Today I put somethings I have been stressing over to rest, I spoke with my advisor at Point Park University and she has helped me a great deal. More so then she will probably ever know! I am completing three courses this term and next term - spring I take two then in the summer I plan to work a 2nd job to pay for the fall term. Yes I am going to complete my teaching degree part time well working full time for the bank which means I will be done instead of next fall it will be the fall of 2008 I am doing it part time because full time is tougher then I thought. Also I chose to do this so I don't have to borrow a dime but I can pay for it out of pocket. Speaking of the bank, I found out today that I have two post quality errors - one I am going to dispute because I feel it was not a error on my part. What happened you asked? Well the first was I had set up a loan in which the bill was to be mailed to the customer because there was no pre-authorized debit form in the packet. The customer did not pay the first bill cause they claimed they thought it was being directly debited so when they get a 2nd invoice for the following month double what it should be with a late fee they called and complained.
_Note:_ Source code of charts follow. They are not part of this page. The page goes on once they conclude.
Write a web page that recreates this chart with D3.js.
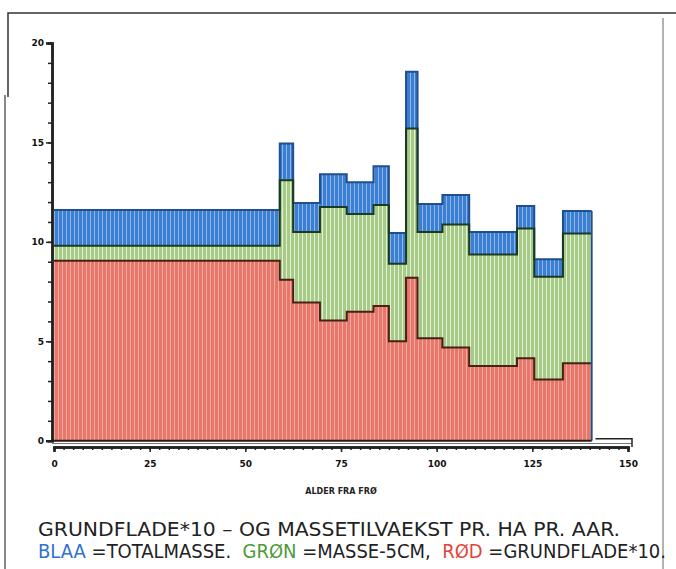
<!DOCTYPE html>
<html>
<head>
<meta charset="utf-8">
<script src="https://cdn.jsdelivr.net/npm/d3@7/dist/d3.min.js"></script>
<style>
  body { margin: 0; background: #fff; }
  svg { display: block; }
</style>
</head>
<body>
<script>
// Age classes (years from seed): left edge of each class, plus the final right edge
const ageEdges = [0, 59, 62.5, 69.5, 76.5, 83.5, 87.5, 92, 95, 101.5, 108.5, 121, 125.5, 133, 140.5];
// BLAA: total volume increment per ha per year
const totalMass = [11.6, 14.95, 11.95, 13.4, 13.0, 13.8, 10.45, 18.55, 11.9, 12.35, 10.5, 11.8, 9.13, 11.55];
// GRØN: volume increment above 5 cm
const massOver5cm = [9.8, 13.1, 10.5, 11.75, 11.4, 11.85, 8.9, 15.7, 10.5, 10.87, 9.37, 10.67, 8.24, 10.42];
// RØD: basal area increment * 10
const basalArea10 = [9.05, 8.1, 6.95, 6.05, 6.48, 6.77, 5.0, 8.2, 5.15, 4.69, 3.76, 4.15, 3.08, 3.9];

const xTickValues = [0, 25, 50, 75, 100, 125, 150];
const yTickValues = [0, 5, 10, 15, 20];
const xTitle = "ALDER FRA FRØ";
const titleLine1 = "GRUNDFLADE*10 – OG MASSETILVAEKST PR. HA PR. AAR.";

const W = 676, H = 569;
const svg = d3.select("body").append("svg").attr("width", W).attr("height", H);

const x = d3.scaleLinear().domain([0, 150]).range([54, 628]);
const y = d3.scaleLinear().domain([0, 20]).range([440.7, 43]);

// striped fills
const defs = svg.append("defs");
function stripes(id, base, light) {
  const p = defs.append("pattern").attr("id", id).attr("patternUnits", "userSpaceOnUse")
    .attr("width", 4).attr("height", 10);
  p.append("rect").attr("width", 4).attr("height", 10).attr("fill", base);
  p.append("rect").attr("x", 2).attr("width", 1).attr("height", 10).attr("fill", light);
}
stripes("blueFill", "#3b7fd3", "#8db5e8");
stripes("greenFill", "#a6ca87", "#e4f0d0");
stripes("redFill", "#e6776a", "#f3aa9e");

// outer frame
const frame = svg.append("g").attr("fill", "none");
frame.append("path").attr("d", "M8,97 L8,13 L676,13").attr("stroke", "#333").attr("stroke-width", 1.5);
frame.append("line").attr("x1", 5).attr("x2", 5).attr("y1", 95).attr("y2", 569).attr("stroke", "#888").attr("stroke-width", 2);
frame.append("line").attr("x1", 663).attr("x2", 663).attr("y1", 18).attr("y2", 569).attr("stroke", "#999").attr("stroke-width", 1.5);

function stepPoints(vals) {
  const pts = vals.map((v, i) => [ageEdges[i], v]);
  pts.push([ageEdges[vals.length], vals[vals.length - 1]]);
  return pts;
}
const area = d3.area().curve(d3.curveStepAfter)
  .x(d => x(d[0])).y0(y(0)).y1(d => y(d[1]));
const line = d3.line().curve(d3.curveStepAfter)
  .x(d => x(d[0])).y(d => y(d[1]));

const layers = [
  { vals: totalMass, fill: "url(#blueFill)", edge: "#1f4f8f" },
  { vals: massOver5cm, fill: "url(#greenFill)", edge: "#1c3a22" },
  { vals: basalArea10, fill: "url(#redFill)", edge: "#4a2016" }
];

const plot = svg.append("g");
layers.forEach(l => {
  plot.append("path").datum(stepPoints(l.vals)).attr("d", area).attr("fill", l.fill);
});
layers.forEach(l => {
  plot.append("path").datum(stepPoints(l.vals)).attr("d", line)
    .attr("fill", "none").attr("stroke", l.edge).attr("stroke-width", 2);
});
// right closing edge of the stack
const lastAge = ageEdges[ageEdges.length - 1];
plot.append("line").attr("x1", x(lastAge)).attr("x2", x(lastAge))
  .attr("y1", y(totalMass[totalMass.length - 1])).attr("y2", y(0))
  .attr("stroke", "#24507f").attr("stroke-width", 2);

// y axis: minor ticks every unit, labelled majors
const yMinor = d3.range(0, 21, 1);
const yAxisMinor = svg.append("g").attr("transform", "translate(52,0)")
  .call(d3.axisLeft(y).tickValues(yMinor).tickSize(4).tickFormat(""));
const yAxis = svg.append("g").attr("transform", "translate(52,0)")
  .call(d3.axisLeft(y).tickValues(yTickValues).tickSize(6).tickPadding(2).tickFormat(d3.format("d")));
[yAxisMinor, yAxis].forEach(g => {
  g.select(".domain").attr("stroke", "#222").attr("stroke-width", 2.5);
  g.selectAll(".tick line").attr("stroke", "#222").attr("stroke-width", 1.5);
});
yAxis.selectAll(".tick text").attr("font-family", "DejaVu Sans, sans-serif")
  .attr("font-weight", "bold").attr("font-size", 9).attr("fill", "#111");

// x axis: double base band with ticks below
const baseY = 447;
svg.append("line").attr("x1", 52).attr("x2", x(lastAge)).attr("y1", y(0)).attr("y2", y(0))
  .attr("stroke", "#2a1a12").attr("stroke-width", 2);
svg.append("line").attr("x1", 52).attr("x2", x(150) + 4).attr("y1", 443.5).attr("y2", 443.5)
  .attr("stroke", "#777").attr("stroke-width", 1);
svg.append("path").attr("d", `M${x(141.5)},${y(0) - 2} L${x(150) + 4},${y(0) - 2} L${x(150) + 4},${baseY}`)
  .attr("fill", "none").attr("stroke", "#222").attr("stroke-width", 1.5);
const xMinor = d3.range(0, 151, 2.5);
const xAxisMinor = svg.append("g").attr("transform", `translate(0,${baseY})`)
  .call(d3.axisBottom(x).tickValues(xMinor).tickSize(3).tickFormat(""));
const xAxis = svg.append("g").attr("transform", `translate(0,${baseY})`)
  .call(d3.axisBottom(x).tickValues(xTickValues).tickSize(5).tickPadding(9).tickFormat(d3.format("d")));
[xAxisMinor, xAxis].forEach(g => {
  g.select(".domain").attr("stroke", "#222").attr("stroke-width", 2.5);
  g.selectAll(".tick line").attr("stroke", "#222").attr("stroke-width", 1.5);
});
xAxis.selectAll(".tick text").attr("font-family", "DejaVu Sans, sans-serif")
  .attr("font-weight", "bold").attr("font-size", 9).attr("fill", "#111");

svg.append("text").attr("x", 341).attr("y", 494).attr("text-anchor", "middle")
  .attr("font-family", "DejaVu Sans, sans-serif").attr("font-weight", "bold")
  .attr("font-size", 8).attr("fill", "#222").text(xTitle);

// caption
const capFont = "Liberation Sans Narrow, DejaVu Sans Condensed, Arial Narrow, sans-serif";
svg.append("text").attr("x", 38).attr("y", 536)
  .attr("font-family", capFont).attr("font-size", 20).attr("fill", "#222")
  .attr("textLength", 582).attr("lengthAdjust", "spacingAndGlyphs")
  .text(titleLine1);

const legendParts = [
  { t: "BLAA", c: "#2f70d0" },
  { t: " =TOTALMASSE.  ", c: "#222" },
  { t: "GRØN", c: "#4c9a3a" },
  { t: " =MASSE-5CM,  ", c: "#222" },
  { t: "RØD", c: "#e2443a" },
  { t: " =GRUNDFLADE*10.", c: "#222" }
];
const legend = svg.append("text").attr("x", 38).attr("y", 558)
  .attr("font-family", capFont).attr("font-size", 20)
  .attr("textLength", 628).attr("lengthAdjust", "spacingAndGlyphs")
  .attr("xml:space", "preserve").style("white-space", "pre");
legendParts.forEach(p => legend.append("tspan").attr("fill", p.c).text(p.t));
</script>
</body>
</html>
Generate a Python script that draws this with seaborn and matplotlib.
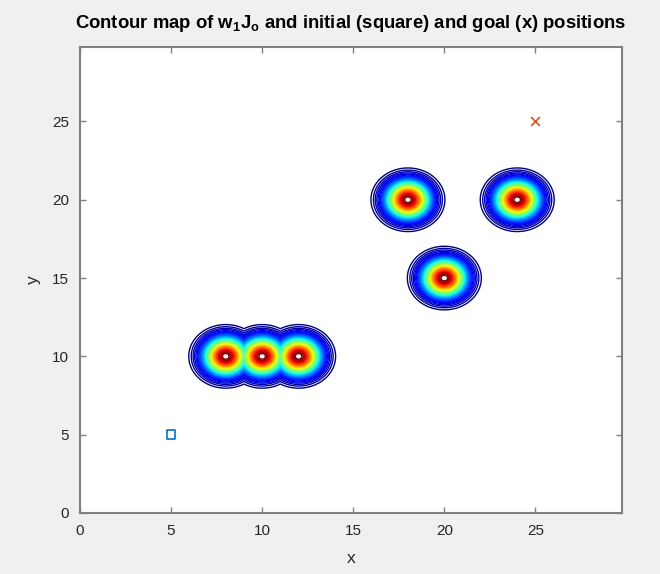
import numpy as np
import pandas as pd
import matplotlib
matplotlib.use('Agg')
import matplotlib.pyplot as plt
import seaborn as sns

# Obstacle centres (potential peaks)
obs_x = [8, 10, 12, 18, 24, 20]
obs_y = [10, 10, 10, 20, 20, 15]

# Initial and goal positions
start_x, start_y = [5], [5]
goal_x, goal_y = [25], [25]

x_ticks = [0, 5, 10, 15, 20, 25]
y_ticks = [0, 5, 10, 15, 20, 25]

sns.set_style('white')
plt.rcParams['font.family'] = ['Liberation Sans', 'DejaVu Sans']
plt.rcParams['mathtext.default'] = 'regular'

fig = plt.figure(figsize=(6.6, 5.74), dpi=100)
fig.patch.set_facecolor('#f0f0f0')
ax = fig.add_axes([0.1212, 0.1063, 0.8212, 0.8117])
ax.set_facecolor('white')

# Obstacle cost surface: max of gaussian bumps
gx = np.arange(0, 29.76, 0.04)
gy = np.arange(0, 29.76, 0.04)
X, Y = np.meshgrid(gx, gy)
sigma = 0.8
J = np.zeros_like(X)
for ox, oy in zip(obs_x, obs_y):
    J = np.maximum(J, np.exp(-((X - ox) ** 2 + (Y - oy) ** 2) / (2 * sigma ** 2)))

levels = np.linspace(0.04, 0.975, 46)
ax.contour(X, Y, J, levels=levels, cmap='jet', linewidths=1.0)

# Start and goal markers
pts = pd.DataFrame({'x': start_x + goal_x, 'y': start_y + goal_y,
                    'kind': ['start', 'goal']})
sns.scatterplot(data=pts[pts.kind == 'start'], x='x', y='y', marker='s', s=40,
                facecolor='none', edgecolor='#0072BD', linewidth=1.2, ax=ax,
                legend=False)
sns.scatterplot(data=pts[pts.kind == 'goal'], x='x', y='y', marker='x', s=40,
                color='#D95319', linewidth=1.2, ax=ax, legend=False)

ax.set_xlim(0, 29.75)
ax.set_ylim(0, 29.75)
ax.set_xticks(x_ticks)
ax.set_yticks(y_ticks)
ax.tick_params(direction='in', length=4, width=1, colors='#808080',
               labelcolor='#262626', labelsize=11, top=True, right=True,
               bottom=True, left=True, pad=8)
for sp in ax.spines.values():
    sp.set_color('#808080')
    sp.set_linewidth(1.5)
    sp.set_visible(True)

ax.set_xlabel('x', fontsize=12.5, color='#262626', labelpad=9)
ax.set_ylabel('y', fontsize=12.5, color='#262626', labelpad=8)
ax.set_title('Contour map of w$_1$J$_o$ and initial (square) and goal (x) positions',
             fontsize=13.3, fontweight='bold', color='black', pad=14)

fig.savefig('out.png', dpi=100, facecolor=fig.get_facecolor())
My question to them - those that hit me with the post quailty error is this? How did the loan packet get threw document review, me and then audit without anyone noticing the pre-authorized debit form in the packet? If it just got past me then shame on me but it passed through my hands then two others who handle this loan including audit! And it is their job to catch my errors! My lead said I should order the file and see if that form is on a different type of paper because those forms tend to appear in the packet after the loan is booked. She went on to explain a few people got hit with that same error so I should not feel to badly. Don't get me wrong I like working for the bank, I like my job but I did not need to hear that I got two post quailty errors today, I thought I was doing so much better then I had in months. Oh well it is just another day, my bright spot was reading about a wet t-shirt/bra on another blogger's blog.